__Exercise brief__. Please repeat only the stretch of records running from the first line through the line that contains "R, r_in = 132, 40".

Code that draws figures:
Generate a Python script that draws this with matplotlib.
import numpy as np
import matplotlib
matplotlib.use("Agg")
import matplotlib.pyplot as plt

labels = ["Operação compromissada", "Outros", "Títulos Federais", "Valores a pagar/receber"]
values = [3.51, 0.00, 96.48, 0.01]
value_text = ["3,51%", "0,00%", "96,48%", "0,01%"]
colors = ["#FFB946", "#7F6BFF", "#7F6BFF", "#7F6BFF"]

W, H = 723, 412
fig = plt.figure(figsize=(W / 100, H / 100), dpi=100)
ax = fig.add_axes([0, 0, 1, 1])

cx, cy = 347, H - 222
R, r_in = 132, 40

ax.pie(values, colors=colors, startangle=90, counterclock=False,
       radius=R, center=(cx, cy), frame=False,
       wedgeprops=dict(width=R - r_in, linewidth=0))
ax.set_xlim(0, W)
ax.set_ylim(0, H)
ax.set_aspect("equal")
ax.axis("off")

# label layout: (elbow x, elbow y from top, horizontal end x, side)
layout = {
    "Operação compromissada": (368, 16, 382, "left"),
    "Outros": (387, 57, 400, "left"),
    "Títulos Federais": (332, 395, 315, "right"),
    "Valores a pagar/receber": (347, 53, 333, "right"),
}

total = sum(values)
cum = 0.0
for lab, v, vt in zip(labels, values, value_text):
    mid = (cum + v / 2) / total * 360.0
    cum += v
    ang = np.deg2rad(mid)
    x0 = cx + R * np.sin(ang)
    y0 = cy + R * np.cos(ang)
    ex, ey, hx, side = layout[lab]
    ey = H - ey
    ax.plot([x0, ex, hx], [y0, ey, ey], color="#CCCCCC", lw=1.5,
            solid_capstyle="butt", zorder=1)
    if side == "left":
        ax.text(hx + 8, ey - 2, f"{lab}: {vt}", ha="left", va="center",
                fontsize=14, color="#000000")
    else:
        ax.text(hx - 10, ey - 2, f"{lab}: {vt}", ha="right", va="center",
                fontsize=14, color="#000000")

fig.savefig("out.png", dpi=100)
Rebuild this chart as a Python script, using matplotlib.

__Response below__.
Generate a Python script that draws this with matplotlib.
import numpy as np
import matplotlib
matplotlib.use("Agg")
import matplotlib.pyplot as plt

labels = ["Operação compromissada", "Outros", "Títulos Federais", "Valores a pagar/receber"]
values = [3.51, 0.00, 96.48, 0.01]
value_text = ["3,51%", "0,00%", "96,48%", "0,01%"]
colors = ["#FFB946", "#7F6BFF", "#7F6BFF", "#7F6BFF"]

W, H = 723, 412
fig = plt.figure(figsize=(W / 100, H / 100), dpi=100)
ax = fig.add_axes([0, 0, 1, 1])

cx, cy = 347, H - 222
R, r_in = 132, 40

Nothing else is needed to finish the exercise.